The Diagnostics and Analytics Centre (DAC) of the Slovenian power transmission operator (ELES) is a meeting point for mass data, advanced analytics, technical expertise and good engineering practices, which are translated by data engineers and scientists into modern management of ELES assets. DAC worked with JSI to bring modern data analytics into the optimization of maintenance costs of several transformer units that utilize on-load tap changers (OLTC). The engineers overseeing the transformer need to frequently change the unit’s configuration to fit the electricity demands of the nearby regions. This is done with a tap changer, which can select an appropriate tap from a number of options to control either the phase angle or the voltage ratio of the transformer. Regular maintenance is performed after a certain number of tap changes are completed as well as upon reaching a set number of changes from and to the most commonly used tap. ELES wishes to plan future maintenance, which requires the use of robust prediction models for these two quantities. JSI has developed appropriate models, which base their predictions on the data about tap changes collected in the past.

The Diagnostics and Analytics Centre control room (left). The phase-shifting transformer in Divača. (right).

To plan for the maintenance that will be required after a given number of tap changes, we have developed a prediction model for the cumulative number of tap changes for a given OLTC.

A series of sudden local trend changes make accurate predictions difficult. After having tested several models from machine learning (linear regression, regression and model trees, random forests with and without bagging) to linear Bayesian dynamic models and ARIMA models of varying complexity, we found that a simple ARIMA model provides the best performance. Adding additional information into the model via covariates such as current electricity demand in nearby areas did not consistently improve the prediction and seemed to unnecessarily complicate the model. One component that did help, however, was a relatively strong seasonality in the data, which we have accounted for. Additionally, we used a variant of the bootstrap method to extend the prediction with confidence interval.

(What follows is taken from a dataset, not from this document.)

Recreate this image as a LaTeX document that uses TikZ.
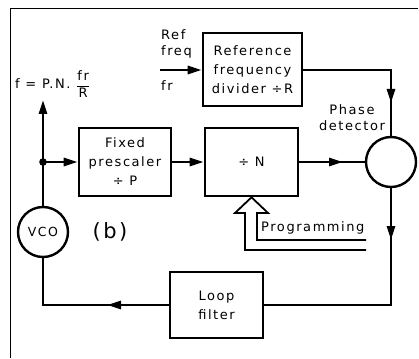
\documentclass[tikz,border=0pt]{standalone}
\usepackage{fontspec}
\setmainfont{DejaVu Sans}[LetterSpace=12]
\usetikzlibrary{arrows.meta}

\tikzset{
  blockbox/.style={draw, line width=2.6pt, rectangle, align=center,
    font=\fontsize{13}{19}\selectfont},
  ringnode/.style={draw, line width=2.4pt, circle, minimum size=50pt, inner sep=0pt},
  wire/.style={line width=2.8pt},
  tipped/.style={wire, -{Triangle[length=14pt,width=8pt]}},
  labeltext/.style={align=left, font=\fontsize{13}{16}\selectfont, inner sep=0pt}
}

\begin{document}
\begin{tikzpicture}[x=1pt, y=-1pt]
    \useasboundingbox (0,0) rectangle (419,358);

    % Frame edges
    \draw[line width=0.8pt] (10,358) -- (10,8) -- (418,8);

    % Blocks
    \node[blockbox, minimum width=99pt, minimum height=73pt] (refdiv) at (252.5,69.5)
    {Reference\\frequency\\divider ÷R};
    \node[blockbox, minimum width=92pt, minimum height=68pt] (presc) at (125,162)
    {Fixed\\prescaler\\÷ P};
    \node[blockbox, minimum width=93pt, minimum height=68pt] (divn) at (251.5,162)
    {÷ N};
    \node[blockbox, minimum width=93pt, minimum height=66pt] (loop) at (216.5,305)
    {Loop\\filter};
    \node[ringnode] (pd) at (391,162) {};
    \node[ringnode, font=\fontsize{12.5}{14}\selectfont] (vco) at (43,232) {VCO};

    % Labels
    \node[labeltext, anchor=west] (reflbl) at (161,44) {Ref\\freq};
    \node[labeltext, anchor=west] (frlbl) at (161,86) {fr};
    \node[labeltext, align=center] (pdlbl) at (352,118) {Phase\\detector};
    \node[labeltext, anchor=west] (flbl) at (15,84)
    {f = P.N. $\displaystyle\frac{\textrm{fr}}{\textrm{R}}$};
    \node[font=\fontsize{21}{24}\selectfont] (blbl) at (110,232) {(b)};
    \node[labeltext, anchor=west] (proglbl) at (261,228) {Programming};

    % Corner and arrow points
    \coordinate (refin) at (160,70);
    \coordinate (fout) at (43,100);
    \coordinate (tap) at (43,162);
    \coordinate (pdturn) at (391,70);
    \coordinate (refmid) at (391,103);
    \coordinate (nmid) at (343,162);
    \coordinate (lfturn) at (391,305);
    \coordinate (pdmid) at (391,240);
    \coordinate (vcoturn) at (43,305);
    \coordinate (lfmid) at (107,305);

    % Connectors
    \draw[tipped] (refin) -- (refdiv.west |- refin);
    \draw[wire] (refdiv.east |- pdturn) -- (pdturn) -- (pd.north);
    \draw[tipped] (pdturn) -- (refmid);
    \draw[tipped] (vco.north) -- (fout);
    \draw[tipped] (tap) -- (presc.west |- tap);
    \draw[tipped] (presc.east |- tap) -- (divn.west |- tap);
    \draw[wire] (divn.east |- pd) -- (pd.west);
    \draw[tipped] (divn.east |- pd) -- (nmid);
    \draw[wire] (pd.south) -- (lfturn) -- (loop.east |- lfturn);
    \draw[tipped] (pd.south) -- (pdmid);
    \draw[wire] (loop.west |- vcoturn) -- (vcoturn) -- (vco.south);
    \draw[tipped] (loop.west |- vcoturn) -- (lfmid);
    \fill (tap) circle (3.8pt);

    % Programming input
    \draw[line width=1.8pt, line join=miter]
      (366,250) -- (245,250) -- (245,213) -- (235,213) -- (divn.south)
      -- (268,213) -- (257,213) -- (257,240) -- (366,240);

\end{tikzpicture}
\end{document}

Cumulative number of switches along with a forecast for one year ahead.

Software architecture for the prediction model in production.

The second maintenance condition, that has not yet been used, is reaching the threshold number of changes on the tap that is changed to or from the most. We found that the distributions of switches over different positions also exhibit strong yearly seasonality. Therefore we developed a prediction model by extending the cumulative model with a model of normalized monthly distribution of changes over individual taps. Using these two models, maintenance can be planned better - the prediction for the total number of tap changes can be transformed into a prediction of the number of tap changes on a specific position. The relevant quantity, number of tap changes to or from the most visited tap, is then simply the maximum value over the taps.

The majority of our analysis was done using the data from OLTC installed in a phase-shifting transformer (PST) with significantly more chaotic taps changes compared the rest of OLTC units that are were to be modelled. This makes the prediction for other units simpler and we have verified that the model did not require adjustments to be used on these other units as well.

Besides developing the prediction models, we have also implemented them in the environment used by DAC. The implementation comprises a server which performs periodic re-modelling from new data collected from an SQL database. Models are then used to make predictions for up to one year in the future and report their results into the database. At any time can then the predictions be displayed by Power BI from any network connected workstation in DAC.